Silva Peneda traz para a mesa a ideia de que é preciso mudar a agulha da discussão, pensar para lá do OE de 2012. E fala da necessidade de "debater quais as nossas potencialidades, os sectores onde nos devemos especializar". Explica: "Temos de analisar quais serão os nossos factores de competitividade e não pensar que são só o trabalho e os salários".
O facto de Silva Peneda propor que se páre para pensar noutros moldes, procurar novos caminhos e não combater a crise aplicando mais do mesmo que nos trouxe até aqui é, em si mesmo, regenerador. "Não acredito - diz ainda - que um país possa resolver os seus problemas se não houver um mínimo de confiança nos trabalhadores e na classe média".
É aqui que entra o café que partilho com Vassil e com Luís, angolano que as voltas da vida fizeram desistir do mestrado e da carreira militar para se tornar pintor na construção civil.

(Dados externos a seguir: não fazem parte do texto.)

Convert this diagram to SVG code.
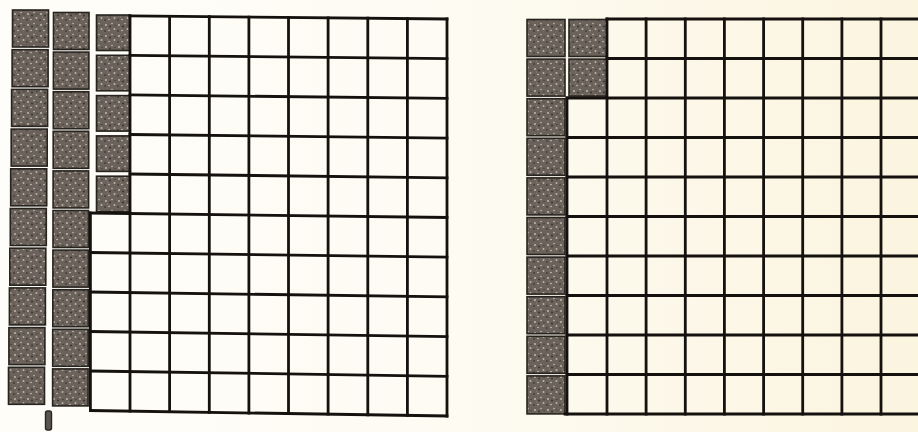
<svg xmlns="http://www.w3.org/2000/svg" width="918" height="432" viewBox="0 0 918 432">
<defs>
<linearGradient id="paper" x1="0" y1="0" x2="1" y2="0">
<stop offset="0" stop-color="#fefdf9"/>
<stop offset="0.5" stop-color="#fdfbf2"/>
<stop offset="1" stop-color="#fbf4df"/>
</linearGradient>
<pattern id="speckle" width="13" height="11" patternUnits="userSpaceOnUse">
<rect width="13" height="11" fill="#6b635b"/>
<circle cx="2" cy="3" r="0.9" fill="#c9c1b4"/>
<circle cx="8" cy="1.5" r="0.7" fill="#d6cfc3"/>
<circle cx="10.5" cy="7" r="1" fill="#bdb4a7"/>
<circle cx="5" cy="8.5" r="0.8" fill="#cfc7ba"/>
<circle cx="6" cy="4.5" r="1" fill="#3a342f"/>
<circle cx="1" cy="9" r="0.8" fill="#2f2a26"/>
<circle cx="11" cy="3.5" r="0.7" fill="#403a34"/>
<circle cx="3.5" cy="6" r="0.6" fill="#8f877d"/>
</pattern>
<style>
.cell{fill:url(#speckle);stroke:#27231f;stroke-width:1.6}
.ln{stroke:#14110e;stroke-width:2.8;stroke-linecap:square;fill:none}
</style>
</defs>
<rect width="918" height="432" fill="url(#paper)"/>

<g id="left-grid">
<g id="left-shaded">
<rect class="cell" x="12.5" y="10" width="36" height="37"/>
<rect class="cell" x="12.1" y="49.7" width="36" height="37"/>
<rect class="cell" x="11.6" y="89.4" width="36" height="37"/>
<rect class="cell" x="11.2" y="129.1" width="36" height="37"/>
<rect class="cell" x="10.7" y="168.8" width="36" height="37"/>
<rect class="cell" x="10.3" y="208.5" width="36" height="37"/>
<rect class="cell" x="9.8" y="248.2" width="36" height="37"/>
<rect class="cell" x="9.4" y="287.9" width="36" height="37"/>
<rect class="cell" x="8.9" y="327.6" width="36" height="37"/>
<rect class="cell" x="8.5" y="367.3" width="36" height="37"/>

<rect class="cell" x="53.5" y="12.5" width="35.5" height="37"/>
<rect class="cell" x="53.4" y="52.1" width="35.5" height="37"/>
<rect class="cell" x="53.3" y="91.7" width="35.5" height="37"/>
<rect class="cell" x="53.2" y="131.3" width="35.5" height="37"/>
<rect class="cell" x="53.1" y="170.9" width="35.5" height="37"/>
<rect class="cell" x="53" y="210.5" width="35.5" height="37"/>
<rect class="cell" x="52.9" y="250.1" width="35.5" height="37"/>
<rect class="cell" x="52.8" y="289.7" width="35.5" height="37"/>
<rect class="cell" x="52.7" y="329.3" width="35.5" height="37"/>
<rect class="cell" x="52.6" y="368.9" width="35.5" height="37"/>

<rect class="cell" x="96.5" y="15" width="33.5" height="35.5"/>
<rect class="cell" x="96.5" y="55.3" width="33.5" height="35.5"/>
<rect class="cell" x="96.5" y="95.6" width="33.5" height="35.5"/>
<rect class="cell" x="96.5" y="135.9" width="33.5" height="35.5"/>
<rect class="cell" x="96.5" y="176.2" width="33.5" height="35.5"/>
</g>
<g id="left-lines">
<line class="ln" x1="130" y1="15.9" x2="447" y2="19"/>
<line class="ln" x1="130" y1="55.4" x2="447" y2="58.7"/>
<line class="ln" x1="130" y1="94.9" x2="447" y2="98.4"/>
<line class="ln" x1="130" y1="134.5" x2="447" y2="138.1"/>
<line class="ln" x1="130" y1="174" x2="447" y2="177.8"/>
<line class="ln" x1="90.4" y1="213" x2="447" y2="217.5"/>
<line class="ln" x1="90.4" y1="252.5" x2="447" y2="257.2"/>
<line class="ln" x1="90.4" y1="292" x2="447" y2="296.9"/>
<line class="ln" x1="90.4" y1="331.5" x2="447" y2="336.6"/>
<line class="ln" x1="90.4" y1="371" x2="447" y2="376.3"/>
<line class="ln" x1="90.4" y1="410.5" x2="447" y2="416"/>

<line class="ln" x1="90.4" y1="213" x2="90.4" y2="410.5"/>
<line class="ln" x1="130" y1="15.9" x2="130" y2="411.1"/>
<line class="ln" x1="169.6" y1="16.3" x2="169.6" y2="411.7"/>
<line class="ln" x1="209.3" y1="16.7" x2="209.3" y2="412.3"/>
<line class="ln" x1="248.9" y1="17.1" x2="248.9" y2="413"/>
<line class="ln" x1="288.5" y1="17.4" x2="288.5" y2="413.6"/>
<line class="ln" x1="328.1" y1="17.8" x2="328.1" y2="414.2"/>
<line class="ln" x1="367.8" y1="18.2" x2="367.8" y2="414.8"/>
<line class="ln" x1="407.4" y1="18.6" x2="407.4" y2="415.4"/>
<line class="ln" x1="447" y1="19" x2="447" y2="416"/>
</g>
<rect id="left-mark" x="45.5" y="411" width="6" height="19" rx="2" fill="#5a5550" stroke="#2a2622" stroke-width="1.4"/>
</g>

<g id="right-grid">
<g id="right-shaded">
<rect class="cell" x="527" y="19.5" width="38" height="37"/>
<rect class="cell" x="527" y="59.1" width="38" height="37"/>
<rect class="cell" x="527" y="98.7" width="38" height="37"/>
<rect class="cell" x="527" y="138.3" width="38" height="37"/>
<rect class="cell" x="527" y="177.9" width="38" height="37"/>
<rect class="cell" x="527" y="217.5" width="38" height="37"/>
<rect class="cell" x="527" y="257.1" width="38" height="37"/>
<rect class="cell" x="527" y="296.7" width="38" height="37"/>
<rect class="cell" x="527" y="336.3" width="38" height="37"/>
<rect class="cell" x="527" y="375.9" width="38" height="38"/>
<rect class="cell" x="569" y="19.5" width="38" height="37"/>
<rect class="cell" x="569" y="59.1" width="38" height="37"/>
</g>
<g id="right-lines">
<line class="ln" x1="607" y1="19" x2="920" y2="19"/>
<line class="ln" x1="607" y1="58.5" x2="920" y2="58.5"/>
<line class="ln" x1="567" y1="98" x2="920" y2="98"/>
<line class="ln" x1="567" y1="137.5" x2="920" y2="137.5"/>
<line class="ln" x1="567" y1="177" x2="920" y2="177"/>
<line class="ln" x1="567" y1="216.5" x2="920" y2="216.5"/>
<line class="ln" x1="567" y1="256" x2="920" y2="256"/>
<line class="ln" x1="567" y1="295.5" x2="920" y2="295.5"/>
<line class="ln" x1="567" y1="335" x2="920" y2="335"/>
<line class="ln" x1="567" y1="374.5" x2="920" y2="374.5"/>
<line class="ln" x1="565" y1="414" x2="920" y2="414"/>

<line class="ln" x1="567" y1="98" x2="567" y2="414"/>
<line class="ln" x1="607" y1="19" x2="607" y2="414"/>
<line class="ln" x1="646.1" y1="19" x2="646.1" y2="414"/>
<line class="ln" x1="685.3" y1="19" x2="685.3" y2="414"/>
<line class="ln" x1="724.4" y1="19" x2="724.4" y2="414"/>
<line class="ln" x1="763.6" y1="19" x2="763.6" y2="414"/>
<line class="ln" x1="802.7" y1="19" x2="802.7" y2="414"/>
<line class="ln" x1="841.9" y1="19" x2="841.9" y2="414"/>
<line class="ln" x1="881" y1="19" x2="881" y2="414"/>
</g>
</g>
</svg>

Conversamos sobre os lugares que conhecem, as etapas que os trouxeram aqui, as perdas e ganhos do tempo vivido. Nem um nem o outro se sentem vítimas, sabem que é preciso arriscar e fazer mudanças radicais, dar a volta ao mundo se for preciso.
Com a televisão ligada, oiço Mário Soares dizer que o resgate das nossas contas vai dar muito dinheiro a ganhar a quem, impondo condições duríssimas, nos faz empréstimos. E o cardeal patriarca a falar da "perda discreta eprogressiva do poder de quem nos governa", um poder que resvalou para os mercados desregulados.
Vassil rendeu-se ao vício do café português, Luís já o trazia de Luanda. Ambos se sentem muito ligados a Portugal mas têm projectos para o futuro.
Quantas "potencialidades" poderíamos nós repensar e expandir, se quiséssemos fazer um esforço para sermos e fazermos aquilo que temos de melhor, sem aceitarmos passivamente o que nos impõem?